From the listing that follows, output everything exactly except the pictures.

**SUPPLIED ENTRIES**
◆ ◆ ◆ ◆ ◆

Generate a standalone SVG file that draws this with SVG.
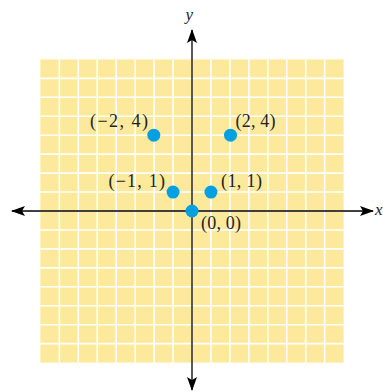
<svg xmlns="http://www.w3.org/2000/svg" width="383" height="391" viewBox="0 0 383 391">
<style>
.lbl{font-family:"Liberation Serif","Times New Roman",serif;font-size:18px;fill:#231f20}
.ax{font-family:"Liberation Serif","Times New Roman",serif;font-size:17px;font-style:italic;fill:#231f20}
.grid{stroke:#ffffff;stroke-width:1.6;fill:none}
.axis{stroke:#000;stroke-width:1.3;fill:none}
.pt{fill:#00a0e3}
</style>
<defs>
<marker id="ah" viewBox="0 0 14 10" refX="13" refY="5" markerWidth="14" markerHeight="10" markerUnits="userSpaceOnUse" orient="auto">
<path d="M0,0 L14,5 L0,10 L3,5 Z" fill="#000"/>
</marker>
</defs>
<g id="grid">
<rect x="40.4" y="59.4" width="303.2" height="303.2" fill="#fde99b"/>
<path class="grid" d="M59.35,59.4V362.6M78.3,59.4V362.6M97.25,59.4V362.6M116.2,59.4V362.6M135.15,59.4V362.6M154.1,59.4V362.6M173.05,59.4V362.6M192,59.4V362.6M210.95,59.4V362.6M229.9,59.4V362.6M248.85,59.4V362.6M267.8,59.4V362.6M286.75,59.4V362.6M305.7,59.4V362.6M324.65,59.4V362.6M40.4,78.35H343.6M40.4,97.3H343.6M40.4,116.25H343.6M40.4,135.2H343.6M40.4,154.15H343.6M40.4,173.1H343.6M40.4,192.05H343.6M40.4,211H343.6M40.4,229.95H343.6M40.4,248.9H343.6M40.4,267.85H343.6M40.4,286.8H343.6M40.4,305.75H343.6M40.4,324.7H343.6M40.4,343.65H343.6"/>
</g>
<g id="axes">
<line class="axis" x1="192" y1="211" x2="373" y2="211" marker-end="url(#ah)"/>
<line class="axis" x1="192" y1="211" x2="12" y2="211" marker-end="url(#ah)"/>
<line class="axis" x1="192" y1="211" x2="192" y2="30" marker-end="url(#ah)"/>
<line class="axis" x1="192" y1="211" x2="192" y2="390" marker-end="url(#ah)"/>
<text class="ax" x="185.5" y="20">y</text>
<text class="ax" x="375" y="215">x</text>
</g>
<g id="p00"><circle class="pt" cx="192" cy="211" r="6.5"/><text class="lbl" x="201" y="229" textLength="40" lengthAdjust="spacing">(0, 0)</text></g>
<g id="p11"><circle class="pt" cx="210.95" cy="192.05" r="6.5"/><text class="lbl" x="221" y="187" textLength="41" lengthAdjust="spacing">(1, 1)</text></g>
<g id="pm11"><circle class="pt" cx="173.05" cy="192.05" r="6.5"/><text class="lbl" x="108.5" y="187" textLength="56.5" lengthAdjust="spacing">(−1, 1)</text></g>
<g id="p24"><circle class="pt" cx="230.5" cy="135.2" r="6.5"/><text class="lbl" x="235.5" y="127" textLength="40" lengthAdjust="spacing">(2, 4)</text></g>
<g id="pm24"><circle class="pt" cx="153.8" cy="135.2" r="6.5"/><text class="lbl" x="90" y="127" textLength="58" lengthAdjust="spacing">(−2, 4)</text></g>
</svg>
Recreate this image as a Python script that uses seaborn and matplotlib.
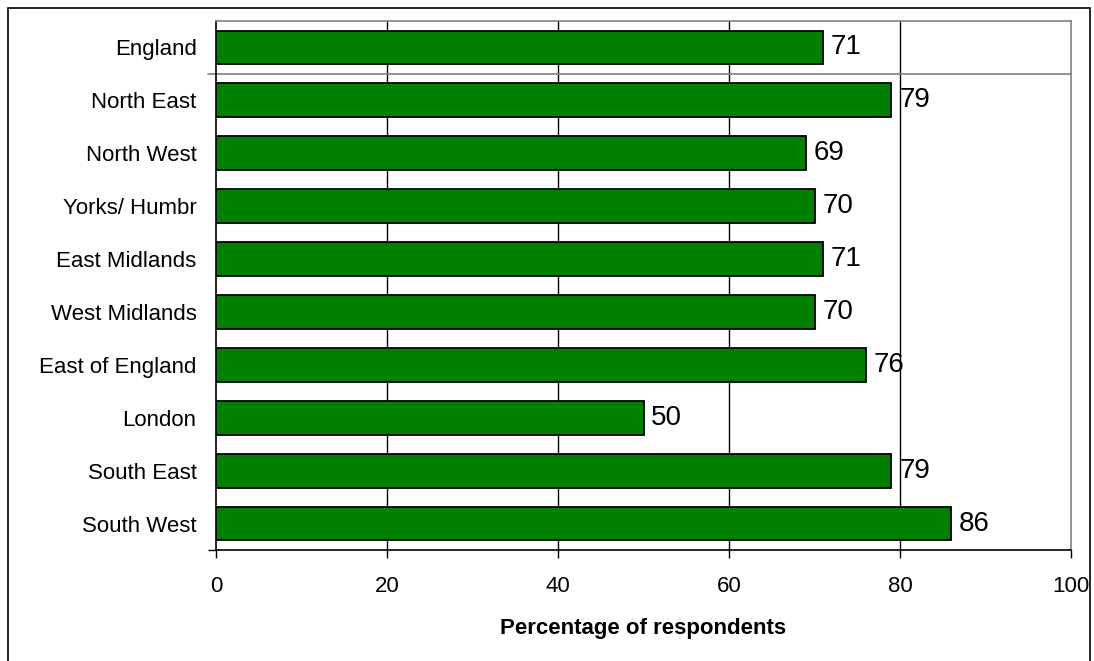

◆ ◆ ◆ ◆ ◆

**THE REPLY**
Generate a standalone SVG file that draws this with SVG.
<svg xmlns="http://www.w3.org/2000/svg" width="383" height="391" viewBox="0 0 383 391">
<style>
.lbl{font-family:"Liberation Serif","Times New Roman",serif;font-size:18px;fill:#231f20}
.ax{font-family:"Liberation Serif","Times New Roman",serif;font-size:17px;font-style:italic;fill:#231f20}
.grid{stroke:#ffffff;stroke-width:1.6;fill:none}
.axis{stroke:#000;stroke-width:1.3;fill:none}
.pt{fill:#00a0e3}
</style>
<defs>
<marker id="ah" viewBox="0 0 14 10" refX="13" refY="5" markerWidth="14" markerHeight="10" markerUnits="userSpaceOnUse" orient="auto">
<path d="M0,0 L14,5 L0,10 L3,5 Z" fill="#000"/>
</marker>
</defs>
<g id="grid">
<rect x="40.4" y="59.4" width="303.2" height="303.2" fill="#fde99b"/>
<path class="grid" d="M59.35,59.4V362.6M78.3,59.4V362.6M97.25,59.4V362.6M116.2,59.4V362.6M135.15,59.4V362.6M154.1,59.4V362.6M173.05,59.4V362.6M192,59.4V362.6M210.95,59.4V362.6M229.9,59.4V362.6M248.85,59.4V362.6M267.8,59.4V362.6M286.75,59.4V362.6M305.7,59.4V362.6M324.65,59.4V362.6M40.4,78.35H343.6M40.4,97.3H343.6M40.4,116.25H343.6M40.4,135.2H343.6M40.4,154.15H343.6M40.4,173.1H343.6M40.4,192.05H343.6M40.4,211H343.6M40.4,229.95H343.6M40.4,248.9H343.6M40.4,267.85H343.6M40.4,286.8H343.6M40.4,305.75H343.6M40.4,324.7H343.6M40.4,343.65H343.6"/>
</g>
<g id="axes">
<line class="axis" x1="192" y1="211" x2="373" y2="211" marker-end="url(#ah)"/>
<line class="axis" x1="192" y1="211" x2="12" y2="211" marker-end="url(#ah)"/>
<line class="axis" x1="192" y1="211" x2="192" y2="30" marker-end="url(#ah)"/>
<line class="axis" x1="192" y1="211" x2="192" y2="390" marker-end="url(#ah)"/>
<text class="ax" x="185.5" y="20">y</text>
<text class="ax" x="375" y="215">x</text>
</g>
<g id="p00"><circle class="pt" cx="192" cy="211" r="6.5"/><text class="lbl" x="201" y="229" textLength="40" lengthAdjust="spacing">(0, 0)</text></g>
<g id="p11"><circle class="pt" cx="210.95" cy="192.05" r="6.5"/><text class="lbl" x="221" y="187" textLength="41" lengthAdjust="spacing">(1, 1)</text></g>
<g id="pm11"><circle class="pt" cx="173.05" cy="192.05" r="6.5"/><text class="lbl" x="108.5" y="187" textLength="56.5" lengthAdjust="spacing">(−1, 1)</text></g>
<g id="p24"><circle class="pt" cx="230.5" cy="135.2" r="6.5"/><text class="lbl" x="235.5" y="127" textLength="40" lengthAdjust="spacing">(2, 4)</text></g>
<g id="pm24"><circle class="pt" cx="153.8" cy="135.2" r="6.5"/><text class="lbl" x="90" y="127" textLength="58" lengthAdjust="spacing">(−2, 4)</text></g>
</svg>
Recreate this image as a Python script that uses seaborn and matplotlib.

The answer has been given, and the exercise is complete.